▶ Work required: Give every line back verbatim, dropping all images.

──────── Recorded information ────────

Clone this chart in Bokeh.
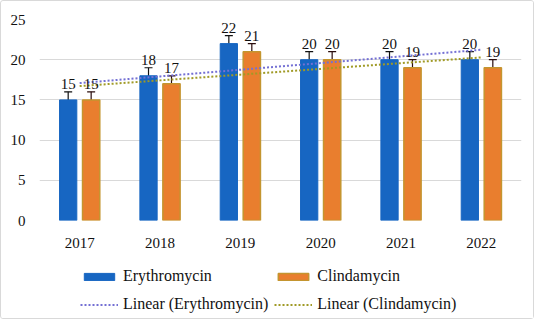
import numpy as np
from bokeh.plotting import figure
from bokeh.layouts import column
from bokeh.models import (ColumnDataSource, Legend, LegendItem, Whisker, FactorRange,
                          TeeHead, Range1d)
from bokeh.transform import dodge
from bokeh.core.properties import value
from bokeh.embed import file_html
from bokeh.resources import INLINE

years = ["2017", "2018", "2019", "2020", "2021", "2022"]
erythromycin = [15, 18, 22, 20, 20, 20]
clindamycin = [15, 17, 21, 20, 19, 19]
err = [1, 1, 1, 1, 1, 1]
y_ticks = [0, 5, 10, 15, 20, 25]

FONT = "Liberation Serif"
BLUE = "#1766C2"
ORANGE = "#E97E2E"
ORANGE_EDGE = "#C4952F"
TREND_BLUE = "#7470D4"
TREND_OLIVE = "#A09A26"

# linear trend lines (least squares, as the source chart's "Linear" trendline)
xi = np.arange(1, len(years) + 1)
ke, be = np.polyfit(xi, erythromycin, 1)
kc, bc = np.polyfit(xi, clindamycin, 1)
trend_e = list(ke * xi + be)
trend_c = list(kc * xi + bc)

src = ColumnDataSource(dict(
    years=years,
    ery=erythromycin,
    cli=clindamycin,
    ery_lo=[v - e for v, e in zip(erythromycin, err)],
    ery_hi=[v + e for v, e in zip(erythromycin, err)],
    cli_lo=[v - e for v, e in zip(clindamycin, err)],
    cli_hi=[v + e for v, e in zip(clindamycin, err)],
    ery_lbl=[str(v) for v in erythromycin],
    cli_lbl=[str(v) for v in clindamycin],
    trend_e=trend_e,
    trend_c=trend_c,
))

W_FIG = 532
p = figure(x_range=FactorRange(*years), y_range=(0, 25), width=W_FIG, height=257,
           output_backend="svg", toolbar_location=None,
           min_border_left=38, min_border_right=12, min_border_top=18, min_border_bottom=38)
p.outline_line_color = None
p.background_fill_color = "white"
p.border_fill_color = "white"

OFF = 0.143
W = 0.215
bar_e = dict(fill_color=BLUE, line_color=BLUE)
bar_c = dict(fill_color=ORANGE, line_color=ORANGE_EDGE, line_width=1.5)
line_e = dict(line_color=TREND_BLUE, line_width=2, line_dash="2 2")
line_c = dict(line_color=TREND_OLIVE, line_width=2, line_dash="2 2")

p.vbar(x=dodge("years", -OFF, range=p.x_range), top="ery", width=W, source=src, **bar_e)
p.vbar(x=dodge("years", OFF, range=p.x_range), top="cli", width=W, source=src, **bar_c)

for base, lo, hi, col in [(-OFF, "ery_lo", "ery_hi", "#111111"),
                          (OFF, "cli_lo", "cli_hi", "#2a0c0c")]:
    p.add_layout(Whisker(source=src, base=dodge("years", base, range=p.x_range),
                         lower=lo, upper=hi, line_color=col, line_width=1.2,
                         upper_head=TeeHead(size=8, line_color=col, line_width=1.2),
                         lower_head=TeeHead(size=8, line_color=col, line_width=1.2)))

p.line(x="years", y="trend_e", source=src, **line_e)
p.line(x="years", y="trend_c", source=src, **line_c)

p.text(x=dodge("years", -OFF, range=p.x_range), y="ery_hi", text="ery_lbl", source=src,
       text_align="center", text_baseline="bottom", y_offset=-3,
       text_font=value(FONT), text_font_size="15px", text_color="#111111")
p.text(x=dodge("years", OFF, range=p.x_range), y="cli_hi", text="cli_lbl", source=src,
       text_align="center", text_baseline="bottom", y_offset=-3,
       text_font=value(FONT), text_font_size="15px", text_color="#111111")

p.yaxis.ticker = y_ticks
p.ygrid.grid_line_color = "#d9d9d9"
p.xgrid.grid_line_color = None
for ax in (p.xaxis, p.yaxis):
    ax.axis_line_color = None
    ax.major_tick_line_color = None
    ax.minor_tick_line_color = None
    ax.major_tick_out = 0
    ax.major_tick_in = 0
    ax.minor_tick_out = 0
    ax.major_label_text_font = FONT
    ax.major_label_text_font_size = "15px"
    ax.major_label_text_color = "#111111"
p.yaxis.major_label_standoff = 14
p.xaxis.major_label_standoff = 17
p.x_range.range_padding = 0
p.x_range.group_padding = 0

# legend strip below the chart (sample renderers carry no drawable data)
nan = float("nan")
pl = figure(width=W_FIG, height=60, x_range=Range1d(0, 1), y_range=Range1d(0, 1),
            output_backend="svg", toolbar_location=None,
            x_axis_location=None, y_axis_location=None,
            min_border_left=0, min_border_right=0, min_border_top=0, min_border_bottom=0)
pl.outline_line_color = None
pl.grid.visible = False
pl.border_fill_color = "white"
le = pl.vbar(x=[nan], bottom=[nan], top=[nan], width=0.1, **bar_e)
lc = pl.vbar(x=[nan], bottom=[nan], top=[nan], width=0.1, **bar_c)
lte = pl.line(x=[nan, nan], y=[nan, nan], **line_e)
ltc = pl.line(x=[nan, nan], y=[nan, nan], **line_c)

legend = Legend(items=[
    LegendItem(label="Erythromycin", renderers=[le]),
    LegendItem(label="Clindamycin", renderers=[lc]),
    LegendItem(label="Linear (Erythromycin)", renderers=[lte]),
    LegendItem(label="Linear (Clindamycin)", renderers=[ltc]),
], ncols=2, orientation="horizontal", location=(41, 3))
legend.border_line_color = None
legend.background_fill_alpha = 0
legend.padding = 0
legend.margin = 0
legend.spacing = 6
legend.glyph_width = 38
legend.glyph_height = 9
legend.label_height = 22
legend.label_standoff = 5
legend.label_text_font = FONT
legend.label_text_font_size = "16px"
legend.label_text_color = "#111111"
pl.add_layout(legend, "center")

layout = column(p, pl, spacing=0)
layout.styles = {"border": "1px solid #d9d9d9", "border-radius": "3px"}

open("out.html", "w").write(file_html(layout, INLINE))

────────

▶ Response:
Clone this chart in Bokeh.
import numpy as np
from bokeh.plotting import figure
from bokeh.layouts import column
from bokeh.models import (ColumnDataSource, Legend, LegendItem, Whisker, FactorRange,
                          TeeHead, Range1d)
from bokeh.transform import dodge
from bokeh.core.properties import value
from bokeh.embed import file_html
from bokeh.resources import INLINE

years = ["2017", "2018", "2019", "2020", "2021", "2022"]
erythromycin = [15, 18, 22, 20, 20, 20]
clindamycin = [15, 17, 21, 20, 19, 19]
err = [1, 1, 1, 1, 1, 1]
y_ticks = [0, 5, 10, 15, 20, 25]

FONT = "Liberation Serif"
BLUE = "#1766C2"
ORANGE = "#E97E2E"
ORANGE_EDGE = "#C4952F"
TREND_BLUE = "#7470D4"
TREND_OLIVE = "#A09A26"

# linear trend lines (least squares, as the source chart's "Linear" trendline)
xi = np.arange(1, len(years) + 1)
ke, be = np.polyfit(xi, erythromycin, 1)
kc, bc = np.polyfit(xi, clindamycin, 1)
trend_e = list(ke * xi + be)
trend_c = list(kc * xi + bc)

src = ColumnDataSource(dict(
    years=years,
    ery=erythromycin,
    cli=clindamycin,
    ery_lo=[v - e for v, e in zip(erythromycin, err)],
    ery_hi=[v + e for v, e in zip(erythromycin, err)],
    cli_lo=[v - e for v, e in zip(clindamycin, err)],
    cli_hi=[v + e for v, e in zip(clindamycin, err)],
    ery_lbl=[str(v) for v in erythromycin],
    cli_lbl=[str(v) for v in clindamycin],
    trend_e=trend_e,
    trend_c=trend_c,
))

W_FIG = 532
p = figure(x_range=FactorRange(*years), y_range=(0, 25), width=W_FIG, height=257,
           output_backend="svg", toolbar_location=None,
           min_border_left=38, min_border_right=12, min_border_top=18, min_border_bottom=38)
p.outline_line_color = None
p.background_fill_color = "white"
p.border_fill_color = "white"

OFF = 0.143
W = 0.215
bar_e = dict(fill_color=BLUE, line_color=BLUE)
bar_c = dict(fill_color=ORANGE, line_color=ORANGE_EDGE, line_width=1.5)
line_e = dict(line_color=TREND_BLUE, line_width=2, line_dash="2 2")
line_c = dict(line_color=TREND_OLIVE, line_width=2, line_dash="2 2")

p.vbar(x=dodge("years", -OFF, range=p.x_range), top="ery", width=W, source=src, **bar_e)
p.vbar(x=dodge("years", OFF, range=p.x_range), top="cli", width=W, source=src, **bar_c)

for base, lo, hi, col in [(-OFF, "ery_lo", "ery_hi", "#111111"),
                          (OFF, "cli_lo", "cli_hi", "#2a0c0c")]:
    p.add_layout(Whisker(source=src, base=dodge("years", base, range=p.x_range),
                         lower=lo, upper=hi, line_color=col, line_width=1.2,
                         upper_head=TeeHead(size=8, line_color=col, line_width=1.2),
                         lower_head=TeeHead(size=8, line_color=col, line_width=1.2)))

p.line(x="years", y="trend_e", source=src, **line_e)
p.line(x="years", y="trend_c", source=src, **line_c)

p.text(x=dodge("years", -OFF, range=p.x_range), y="ery_hi", text="ery_lbl", source=src,
       text_align="center", text_baseline="bottom", y_offset=-3,
       text_font=value(FONT), text_font_size="15px", text_color="#111111")
p.text(x=dodge("years", OFF, range=p.x_range), y="cli_hi", text="cli_lbl", source=src,
       text_align="center", text_baseline="bottom", y_offset=-3,
       text_font=value(FONT), text_font_size="15px", text_color="#111111")

p.yaxis.ticker = y_ticks
p.ygrid.grid_line_color = "#d9d9d9"
p.xgrid.grid_line_color = None
for ax in (p.xaxis, p.yaxis):
    ax.axis_line_color = None
    ax.major_tick_line_color = None
    ax.minor_tick_line_color = None
    ax.major_tick_out = 0
    ax.major_tick_in = 0
    ax.minor_tick_out = 0
    ax.major_label_text_font = FONT
    ax.major_label_text_font_size = "15px"
    ax.major_label_text_color = "#111111"
p.yaxis.major_label_standoff = 14
p.xaxis.major_label_standoff = 17
p.x_range.range_padding = 0
p.x_range.group_padding = 0

# legend strip below the chart (sample renderers carry no drawable data)
nan = float("nan")
pl = figure(width=W_FIG, height=60, x_range=Range1d(0, 1), y_range=Range1d(0, 1),
            output_backend="svg", toolbar_location=None,
            x_axis_location=None, y_axis_location=None,
            min_border_left=0, min_border_right=0, min_border_top=0, min_border_bottom=0)
pl.outline_line_color = None
pl.grid.visible = False
pl.border_fill_color = "white"
le = pl.vbar(x=[nan], bottom=[nan], top=[nan], width=0.1, **bar_e)
lc = pl.vbar(x=[nan], bottom=[nan], top=[nan], width=0.1, **bar_c)
lte = pl.line(x=[nan, nan], y=[nan, nan], **line_e)
ltc = pl.line(x=[nan, nan], y=[nan, nan], **line_c)

legend = Legend(items=[
    LegendItem(label="Erythromycin", renderers=[le]),
    LegendItem(label="Clindamycin", renderers=[lc]),
    LegendItem(label="Linear (Erythromycin)", renderers=[lte]),
    LegendItem(label="Linear (Clindamycin)", renderers=[ltc]),
], ncols=2, orientation="horizontal", location=(41, 3))
legend.border_line_color = None
legend.background_fill_alpha = 0
legend.padding = 0
legend.margin = 0
legend.spacing = 6
legend.glyph_width = 38
legend.glyph_height = 9
legend.label_height = 22
legend.label_standoff = 5
legend.label_text_font = FONT
legend.label_text_font_size = "16px"
legend.label_text_color = "#111111"
pl.add_layout(legend, "center")

layout = column(p, pl, spacing=0)
layout.styles = {"border": "1px solid #d9d9d9", "border-radius": "3px"}

open("out.html", "w").write(file_html(layout, INLINE))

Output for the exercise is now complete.